Job: In the data below, locate each line with the word "this" and list it.

Dataset section:
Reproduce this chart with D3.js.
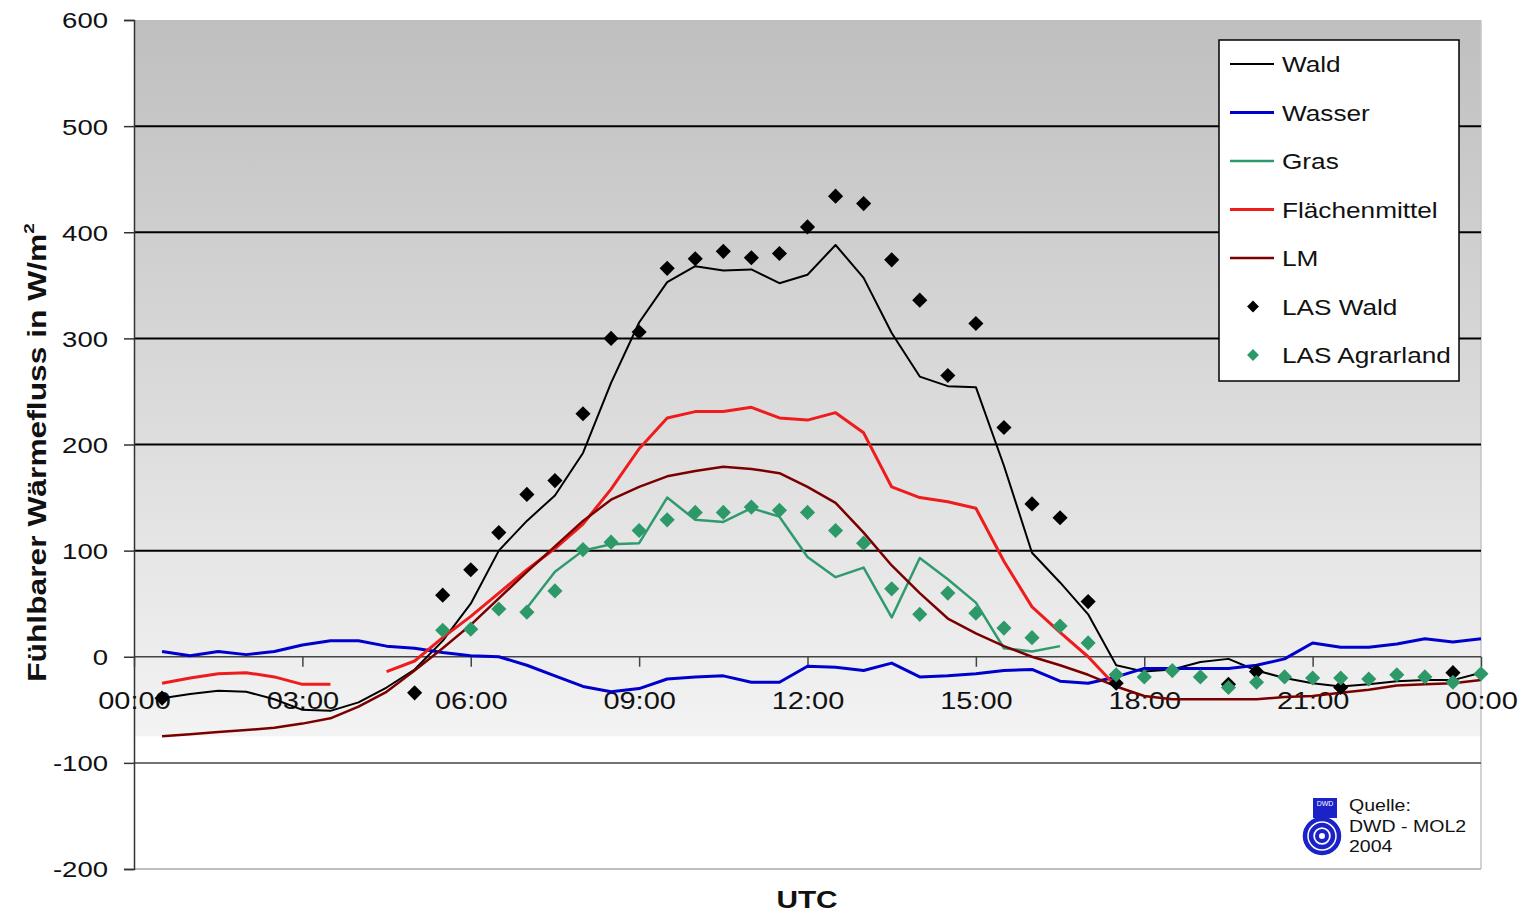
<!DOCTYPE html>
<html>
<head>
<meta charset="utf-8">
<script src="https://cdn.jsdelivr.net/npm/d3@7"></script>
<style>
  html, body { margin: 0; padding: 0; background: #fff; }
  svg { display: block; font-family: "Liberation Sans", Arial, sans-serif; }
</style>
</head>
<body>
<svg id="chart" width="1533" height="915"></svg>
<script>
// ---------- DATA ----------
const times = [0.5,1,1.5,2,2.5,3,3.5,4,4.5,5,5.5,6,6.5,7,7.5,8,8.5,9,9.5,10,10.5,11,11.5,12,
               12.5,13,13.5,14,14.5,15,15.5,16,16.5,17,17.5,18,18.5,19,19.5,20,20.5,21,21.5,22,22.5,23,23.5,24];

const wald = [-39,-35,-32,-33,-40,-50,-51,-43,-29,-12,15,50,100,128,152,192,258,315,353,368,364,365,352,360,
              388,357,305,264,255,254,180,98,70,40,-8,-14,-12,-5,-2,-13,-20,-25,-28,-26,-23,-22,-22,-15];

const wasser = [5,1,5,2,5,11,15,15,10,8,4,1,0,-8,-18,-28,-33,-30,-21,-19,-18,-24,-24,-9,
                -10,-13,-6,-19,-18,-16,-13,-12,-23,-25,-19,-11,-11,-11,-11,-8,-2,13,9,9,12,17,14,17];

const gras = [null,null,null,null,null,null,null,null,null,null,null,null,null,46,80,100,106,107,150,129,127,140,132,94,
              75,84,37,93,73,51,8,5,10,null,null,null,null,null,null,null,null,null,null,null,null,null,null,null];

const flaechenmittel = [-25,-20,-16,-15,-19,-26,-26,null,-14,-4,18,38,60,82,102,125,158,196,225,231,231,235,225,223,
                        230,211,160,150,146,140,90,47,23,0,-28,null,null,null,null,null,null,null,null,null,null,null,null,null];

const lm = [-75,-73,-71,-69,-67,-63,-58,-47,-33,-13,8,30,55,80,104,128,148,160,170,175,179,177,173,160,
            145,117,86,60,36,22,10,0,-8,-17,-28,-37,-40,-40,-40,-40,-38,-37,-34,-31,-27,-26,-25,-22];

const lasWald = [-39,null,null,null,null,null,null,null,null,-34,58,82,117,153,166,229,300,306,366,375,382,376,380,405,
                 434,427,374,336,265,314,216,144,131,52,-25,null,null,null,-26,-14,null,null,-29,null,null,null,-15,null];

const lasAgrar = [null,null,null,null,null,null,null,null,null,null,25,26,45,42,62,101,108,119,129,136,136,141,138,136,
                  119,107,64,40,60,41,27,18,29,13,-17,-19,-13,-19,-29,-24,-19,-20,-20,-21,-17,-19,-24,-16];

const yTicks = [-200,-100,0,100,200,300,400,500,600];
const xTickValues = [0,3,6,9,12,15,18,21,24];
const xTickLabels = ["00:00","03:00","06:00","09:00","12:00","15:00","18:00","21:00","00:00"];

const lineSeries = [
  {name: "Wald", values: wald, color: "#000000", width: 2},
  {name: "Wasser", values: wasser, color: "#0000cc", width: 3},
  {name: "Gras", values: gras, color: "#2f9a6e", width: 2.5},
  {name: "Flächenmittel", values: flaechenmittel, color: "#ee1c1c", width: 3},
  {name: "LM", values: lm, color: "#7a0000", width: 2.5}
];
const pointSeries = [
  {name: "LAS Wald", values: lasWald, color: "#000000"},
  {name: "LAS Agrarland", values: lasAgrar, color: "#2e9968"}
];

// ---------- LAYOUT ----------
const svg = d3.select("#chart");
const x = d3.scaleLinear().domain([0, 24]).range([134, 1481]);
const y = d3.scaleLinear().domain([-200, 600]).range([869, 20]);

function stretch(sel, f) {
  sel.each(function() {
    const L = this.getComputedTextLength();
    this.setAttribute("textLength", L * f);
    this.setAttribute("lengthAdjust", "spacingAndGlyphs");
  });
}

// background gradient
const defs = svg.append("defs");
const grad = defs.append("linearGradient").attr("id", "bg").attr("x1", 0).attr("y1", 0).attr("x2", 0).attr("y2", 1);
grad.append("stop").attr("offset", "0%").attr("stop-color", "#bfbfbf");
grad.append("stop").attr("offset", "100%").attr("stop-color", "#f3f3f3");

svg.append("rect").attr("x", x(0)).attr("y", y(600)).attr("width", x(24) - x(0)).attr("height", y(-75) - y(600))
  .attr("fill", "url(#bg)");

// plot frame (right & bottom light grey)
svg.append("line").attr("x1", x(24)).attr("x2", x(24)).attr("y1", y(600)).attr("y2", y(-200))
  .attr("stroke", "#c4c4c4").attr("stroke-width", 1.5);
svg.append("line").attr("x1", x(0)).attr("x2", x(24)).attr("y1", y(-200)).attr("y2", y(-200))
  .attr("stroke", "#bdbdbd").attr("stroke-width", 2);

// horizontal gridlines
svg.append("g").selectAll("line").data(yTicks.filter(v => v > -200 && v < 600)).join("line")
  .attr("x1", x(0)).attr("x2", x(24)).attr("y1", d => y(d)).attr("y2", d => y(d))
  .attr("stroke", d => d > 0 ? "#000" : "#444").attr("stroke-width", d => d > 0 ? 2 : 1.5);

// y axis
const yAxis = svg.append("g").attr("transform", `translate(${x(0)},0)`)
  .call(d3.axisLeft(y).tickValues(yTicks).tickSize(10).tickPadding(16).tickFormat(d => String(d)));
yAxis.select(".domain").attr("stroke", "#333").attr("stroke-width", 1.5);
yAxis.selectAll(".tick line").attr("stroke", "#333").attr("stroke-width", 1.5);
yAxis.selectAll(".tick text").attr("font-size", 22).attr("fill", "#111")
  .attr("font-family", "Liberation Sans, Arial, sans-serif").attr("dy", "0.36em");
stretch(yAxis.selectAll(".tick text"), 1.25);

// x axis at zero line
const xAxis = svg.append("g").attr("transform", `translate(0,${y(0)})`)
  .call(d3.axisBottom(x).tickValues(xTickValues).tickSize(10).tickPadding(34)
        .tickFormat((d, i) => xTickLabels[i]));
xAxis.select(".domain").remove();
xAxis.selectAll(".tick line").attr("stroke", "#444").attr("stroke-width", 1.5);
xAxis.selectAll(".tick text").attr("font-size", 23).attr("fill", "#111")
  .attr("font-family", "Liberation Sans, Arial, sans-serif").attr("dy", "0.35em");
stretch(xAxis.selectAll(".tick text"), 1.26);

// lines
const lineGen = vals => d3.line()
  .defined((d, i) => vals[i] !== null)
  .x((d, i) => x(times[i]))
  .y((d, i) => y(vals[i]))(vals);

const linesG = svg.append("g");
lineSeries.forEach(s => {
  linesG.append("path").attr("d", lineGen(s.values)).attr("fill", "none")
    .attr("stroke", s.color).attr("stroke-width", s.width).attr("stroke-linejoin", "round");
});

// points (diamonds)
const diamond = d3.symbol().type(d3.symbolSquare).size(115);
pointSeries.forEach(s => {
  svg.append("g").selectAll("path")
    .data(s.values.map((v, i) => ({t: times[i], v})).filter(d => d.v !== null))
    .join("path")
    .attr("d", diamond)
    .attr("transform", d => `translate(${x(d.t)},${y(d.v)}) rotate(45)`)
    .attr("fill", s.color);
});

// y title
const yTitle = svg.append("text")
  .attr("transform", `translate(46,${(y(0) + y(400)) / 2 + 8}) rotate(-90)`)
  .attr("text-anchor", "middle").attr("font-size", 25).attr("font-weight", "bold").attr("fill", "#111");
yTitle.append("tspan").text("Fühlbarer Wärmefluss in W/m");
yTitle.append("tspan").attr("font-size", 15).attr("dy", -12).text("2");
stretch(yTitle, 1.27);

// x title
const xTitle = svg.append("text").attr("x", 807).attr("y", 908).attr("text-anchor", "middle")
  .attr("font-size", 24).attr("font-weight", "bold").attr("fill", "#111").text("UTC");
stretch(xTitle, 1.24);

// legend
const lg = svg.append("g");
lg.append("rect").attr("x", 1219).attr("y", 40).attr("width", 240).attr("height", 341)
  .attr("fill", "#fff").attr("stroke", "#000").attr("stroke-width", 1.5);
const legendItems = lineSeries.map(s => ({...s, type: "line"}))
  .concat(pointSeries.map(s => ({...s, type: "point"})));
const legendY = d3.scalePoint().domain(legendItems.map(d => d.name)).range([64, 355]);
legendItems.forEach(it => {
  const cy = legendY(it.name);
  if (it.type === "line") {
    lg.append("line").attr("x1", 1230).attr("x2", 1274).attr("y1", cy).attr("y2", cy)
      .attr("stroke", it.color).attr("stroke-width", it.width);
  } else {
    lg.append("path").attr("d", d3.symbol().type(d3.symbolSquare).size(70)())
      .attr("transform", `translate(1253,${cy}) rotate(45)`).attr("fill", it.color);
  }
  const t = lg.append("text").attr("x", 1282).attr("y", cy + 8).attr("font-size", 22)
    .attr("fill", "#111").text(it.name);
  stretch(t, 1.19);
});

// source logo + text
const logo = svg.append("g");
logo.append("rect").attr("x", 1313).attr("y", 798).attr("width", 24).attr("height", 20).attr("fill", "#1a22c8");
logo.append("text").attr("x", 1325).attr("y", 806).attr("text-anchor", "middle").attr("font-size", 7)
  .attr("fill", "#fff").text("DWD");
[17, 11, 5].forEach((r, i) => {
  logo.append("circle").attr("cx", 1322).attr("cy", 836).attr("r", r)
    .attr("fill", "none").attr("stroke", "#1a22c8").attr("stroke-width", i === 2 ? 4 : 4.5);
});
["Quelle:", "DWD - MOL2", "2004"].forEach((s, i) => {
  const t = svg.append("text").attr("x", 1349).attr("y", 811 + i * 20.5).attr("font-size", 16)
    .attr("fill", "#111").text(s);
  stretch(t, 1.22);
});
</script>
</body>
</html>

Exercise output:
Reproduce this chart with D3.js.
    const L = this.getComputedTextLength();
    this.setAttribute("textLength", L * f);
    this.setAttribute("lengthAdjust", "spacingAndGlyphs");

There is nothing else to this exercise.